### REQUIRED TASK
Restate each line of the listing exactly, without carrying over any pictures.

### MATERIAL PROVIDED
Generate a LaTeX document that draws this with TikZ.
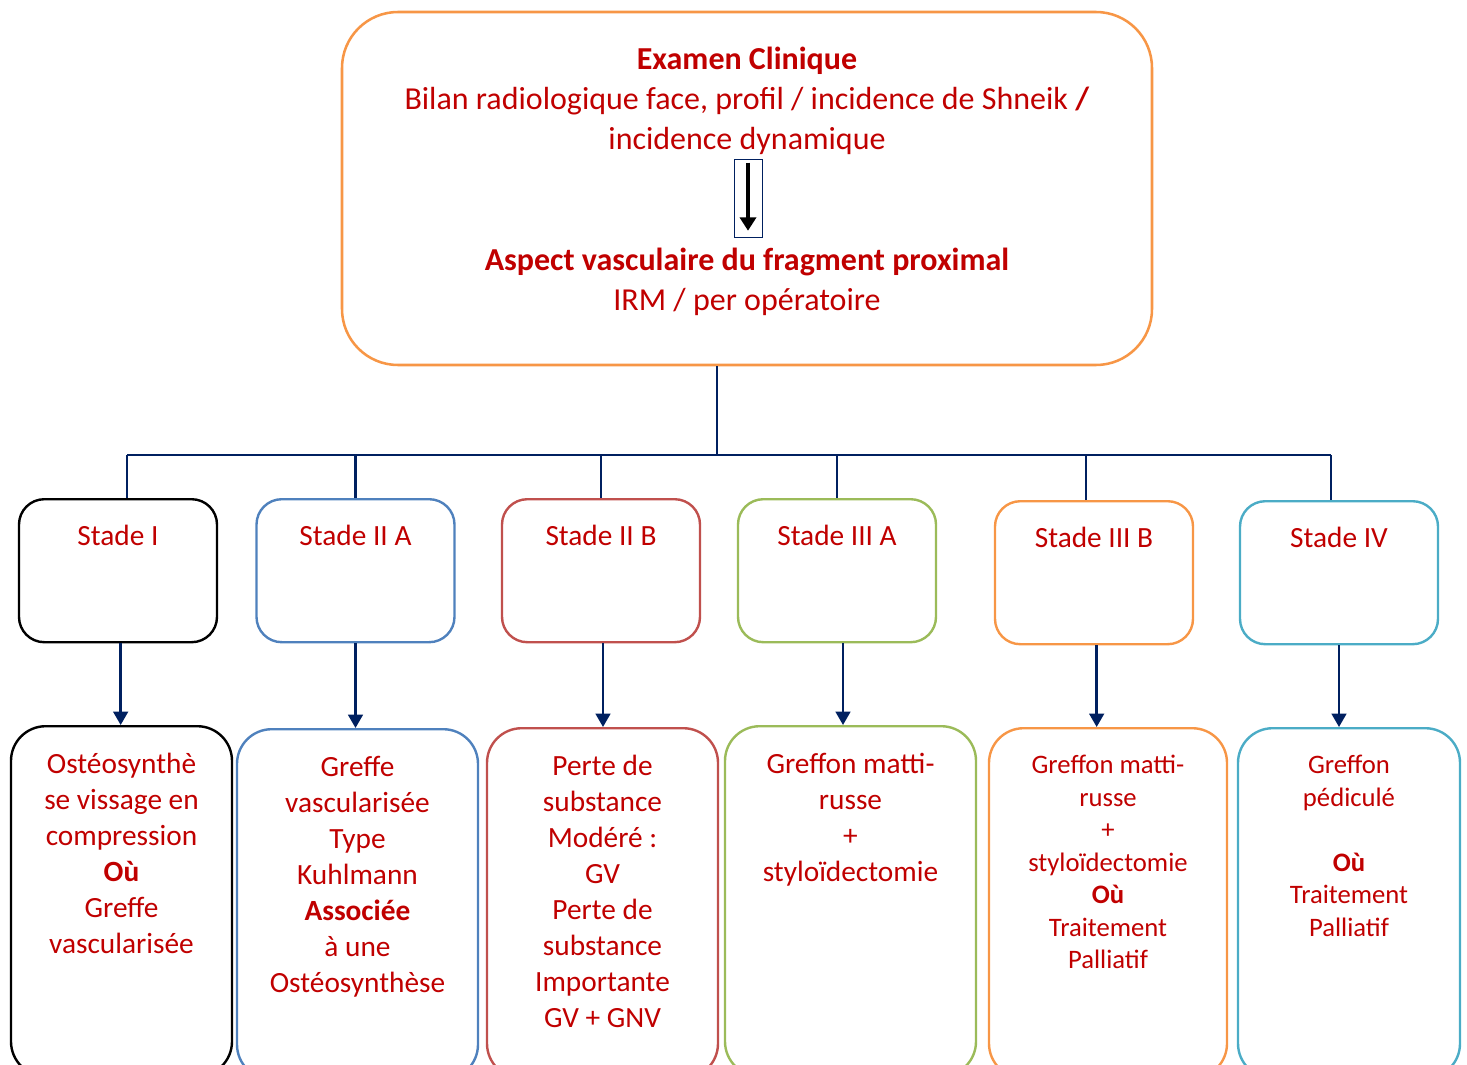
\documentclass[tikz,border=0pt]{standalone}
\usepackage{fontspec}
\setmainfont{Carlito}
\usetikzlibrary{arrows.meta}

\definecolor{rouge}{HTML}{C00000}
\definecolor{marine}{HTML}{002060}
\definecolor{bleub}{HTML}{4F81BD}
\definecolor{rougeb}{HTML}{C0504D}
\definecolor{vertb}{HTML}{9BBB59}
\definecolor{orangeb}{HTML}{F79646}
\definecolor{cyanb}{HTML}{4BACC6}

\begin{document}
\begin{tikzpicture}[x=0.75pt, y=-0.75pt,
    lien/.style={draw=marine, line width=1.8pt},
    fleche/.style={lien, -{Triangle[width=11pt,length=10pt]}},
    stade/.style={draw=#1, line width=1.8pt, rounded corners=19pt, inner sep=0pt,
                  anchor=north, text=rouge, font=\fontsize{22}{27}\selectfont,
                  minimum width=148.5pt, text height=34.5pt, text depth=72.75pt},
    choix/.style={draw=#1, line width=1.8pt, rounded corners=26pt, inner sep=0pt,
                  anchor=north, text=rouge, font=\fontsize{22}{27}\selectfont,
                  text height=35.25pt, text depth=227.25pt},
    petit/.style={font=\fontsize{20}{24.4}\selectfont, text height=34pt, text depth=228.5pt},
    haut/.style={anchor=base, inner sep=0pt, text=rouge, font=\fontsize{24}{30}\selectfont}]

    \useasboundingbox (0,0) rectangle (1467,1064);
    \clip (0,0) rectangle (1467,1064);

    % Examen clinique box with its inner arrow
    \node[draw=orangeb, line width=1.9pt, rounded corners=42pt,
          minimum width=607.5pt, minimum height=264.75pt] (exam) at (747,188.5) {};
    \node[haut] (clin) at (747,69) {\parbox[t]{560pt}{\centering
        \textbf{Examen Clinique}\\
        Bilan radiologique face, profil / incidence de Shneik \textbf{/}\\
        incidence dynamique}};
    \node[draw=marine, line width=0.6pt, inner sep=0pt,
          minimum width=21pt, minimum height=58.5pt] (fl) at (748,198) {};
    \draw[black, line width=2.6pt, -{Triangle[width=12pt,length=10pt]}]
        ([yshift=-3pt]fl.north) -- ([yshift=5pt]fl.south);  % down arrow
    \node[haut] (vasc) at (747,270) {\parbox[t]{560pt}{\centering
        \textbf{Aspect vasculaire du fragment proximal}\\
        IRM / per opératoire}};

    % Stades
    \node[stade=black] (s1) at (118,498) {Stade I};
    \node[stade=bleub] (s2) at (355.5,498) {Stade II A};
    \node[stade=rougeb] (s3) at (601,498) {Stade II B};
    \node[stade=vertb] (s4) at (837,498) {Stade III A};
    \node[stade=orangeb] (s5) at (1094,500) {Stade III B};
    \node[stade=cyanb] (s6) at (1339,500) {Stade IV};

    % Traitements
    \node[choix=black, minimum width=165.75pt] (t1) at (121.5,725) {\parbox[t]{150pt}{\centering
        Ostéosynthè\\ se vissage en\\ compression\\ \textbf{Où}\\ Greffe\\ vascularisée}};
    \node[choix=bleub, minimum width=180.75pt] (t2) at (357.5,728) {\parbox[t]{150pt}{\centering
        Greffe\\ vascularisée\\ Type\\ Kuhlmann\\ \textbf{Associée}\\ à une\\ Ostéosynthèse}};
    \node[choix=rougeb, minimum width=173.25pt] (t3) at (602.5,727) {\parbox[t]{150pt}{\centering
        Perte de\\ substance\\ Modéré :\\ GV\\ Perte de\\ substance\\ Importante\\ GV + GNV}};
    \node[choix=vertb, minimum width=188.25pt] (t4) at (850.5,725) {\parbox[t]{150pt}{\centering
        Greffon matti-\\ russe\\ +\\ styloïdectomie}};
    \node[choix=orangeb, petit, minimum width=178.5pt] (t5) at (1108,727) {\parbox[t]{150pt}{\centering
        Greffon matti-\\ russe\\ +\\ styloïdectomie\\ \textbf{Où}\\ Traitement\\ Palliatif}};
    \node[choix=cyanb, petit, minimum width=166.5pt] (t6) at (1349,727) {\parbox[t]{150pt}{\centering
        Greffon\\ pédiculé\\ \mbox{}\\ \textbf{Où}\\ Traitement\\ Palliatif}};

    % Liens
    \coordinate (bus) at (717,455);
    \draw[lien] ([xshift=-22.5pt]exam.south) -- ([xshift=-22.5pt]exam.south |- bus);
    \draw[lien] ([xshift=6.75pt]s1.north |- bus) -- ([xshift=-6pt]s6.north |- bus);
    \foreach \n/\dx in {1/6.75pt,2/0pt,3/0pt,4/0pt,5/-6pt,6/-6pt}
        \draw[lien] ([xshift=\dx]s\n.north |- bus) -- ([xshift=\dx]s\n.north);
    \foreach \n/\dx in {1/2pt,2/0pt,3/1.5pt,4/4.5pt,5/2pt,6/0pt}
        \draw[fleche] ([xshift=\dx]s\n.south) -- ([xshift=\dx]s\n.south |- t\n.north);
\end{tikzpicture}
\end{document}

### EXERCISE RESULT
Generate a LaTeX document that draws this with TikZ.
\documentclass[tikz,border=0pt]{standalone}
\usepackage{fontspec}
\setmainfont{Carlito}
\usetikzlibrary{arrows.meta}

\definecolor{rouge}{HTML}{C00000}
\definecolor{marine}{HTML}{002060}
\definecolor{bleub}{HTML}{4F81BD}
\definecolor{rougeb}{HTML}{C0504D}
\definecolor{vertb}{HTML}{9BBB59}
\definecolor{orangeb}{HTML}{F79646}
\definecolor{cyanb}{HTML}{4BACC6}

\begin{document}
\begin{tikzpicture}[x=0.75pt, y=-0.75pt,
    lien/.style={draw=marine, line width=1.8pt},
    fleche/.style={lien, -{Triangle[width=11pt,length=10pt]}},
    stade/.style={draw=#1, line width=1.8pt, rounded corners=19pt, inner sep=0pt,
                  anchor=north, text=rouge, font=\fontsize{22}{27}\selectfont,
                  minimum width=148.5pt, text height=34.5pt, text depth=72.75pt},
    choix/.style={draw=#1, line width=1.8pt, rounded corners=26pt, inner sep=0pt,
                  anchor=north, text=rouge, font=\fontsize{22}{27}\selectfont,
                  text height=35.25pt, text depth=227.25pt},
    petit/.style={font=\fontsize{20}{24.4}\selectfont, text height=34pt, text depth=228.5pt},
    haut/.style={anchor=base, inner sep=0pt, text=rouge, font=\fontsize{24}{30}\selectfont}]

    \useasboundingbox (0,0) rectangle (1467,1064);
    \clip (0,0) rectangle (1467,1064);

    % Examen clinique box with its inner arrow
    \node[draw=orangeb, line width=1.9pt, rounded corners=42pt,
          minimum width=607.5pt, minimum height=264.75pt] (exam) at (747,188.5) {};
    \node[haut] (clin) at (747,69) {\parbox[t]{560pt}{\centering
        \textbf{Examen Clinique}\\
        Bilan radiologique face, profil / incidence de Shneik \textbf{/}\\
        incidence dynamique}};
    \node[draw=marine, line width=0.6pt, inner sep=0pt,
          minimum width=21pt, minimum height=58.5pt] (fl) at (748,198) {};
    \draw[black, line width=2.6pt, -{Triangle[width=12pt,length=10pt]}]
        ([yshift=-3pt]fl.north) -- ([yshift=5pt]fl.south);  % down arrow
    \node[haut] (vasc) at (747,270) {\parbox[t]{560pt}{\centering
        \textbf{Aspect vasculaire du fragment proximal}\\
        IRM / per opératoire}};

    % Stades
    \node[stade=black] (s1) at (118,498) {Stade I};
    \node[stade=bleub] (s2) at (355.5,498) {Stade II A};
    \node[stade=rougeb] (s3) at (601,498) {Stade II B};
    \node[stade=vertb] (s4) at (837,498) {Stade III A};
    \node[stade=orangeb] (s5) at (1094,500) {Stade III B};
    \node[stade=cyanb] (s6) at (1339,500) {Stade IV};

    % Traitements
    \node[choix=black, minimum width=165.75pt] (t1) at (121.5,725) {\parbox[t]{150pt}{\centering
        Ostéosynthè\\ se vissage en\\ compression\\ \textbf{Où}\\ Greffe\\ vascularisée}};
    \node[choix=bleub, minimum width=180.75pt] (t2) at (357.5,728) {\parbox[t]{150pt}{\centering
        Greffe\\ vascularisée\\ Type\\ Kuhlmann\\ \textbf{Associée}\\ à une\\ Ostéosynthèse}};
    \node[choix=rougeb, minimum width=173.25pt] (t3) at (602.5,727) {\parbox[t]{150pt}{\centering
        Perte de\\ substance\\ Modéré :\\ GV\\ Perte de\\ substance\\ Importante\\ GV + GNV}};
    \node[choix=vertb, minimum width=188.25pt] (t4) at (850.5,725) {\parbox[t]{150pt}{\centering
        Greffon matti-\\ russe\\ +\\ styloïdectomie}};
    \node[choix=orangeb, petit, minimum width=178.5pt] (t5) at (1108,727) {\parbox[t]{150pt}{\centering
        Greffon matti-\\ russe\\ +\\ styloïdectomie\\ \textbf{Où}\\ Traitement\\ Palliatif}};
    \node[choix=cyanb, petit, minimum width=166.5pt] (t6) at (1349,727) {\parbox[t]{150pt}{\centering
        Greffon\\ pédiculé\\ \mbox{}\\ \textbf{Où}\\ Traitement\\ Palliatif}};

    % Liens
    \coordinate (bus) at (717,455);
    \draw[lien] ([xshift=-22.5pt]exam.south) -- ([xshift=-22.5pt]exam.south |- bus);
    \draw[lien] ([xshift=6.75pt]s1.north |- bus) -- ([xshift=-6pt]s6.north |- bus);
    \foreach \n/\dx in {1/6.75pt,2/0pt,3/0pt,4/0pt,5/-6pt,6/-6pt}
        \draw[lien] ([xshift=\dx]s\n.north |- bus) -- ([xshift=\dx]s\n.north);
    \foreach \n/\dx in {1/2pt,2/0pt,3/1.5pt,4/4.5pt,5/2pt,6/0pt}
        \draw[fleche] ([xshift=\dx]s\n.south) -- ([xshift=\dx]s\n.south |- t\n.north);
\end{tikzpicture}
\end{document}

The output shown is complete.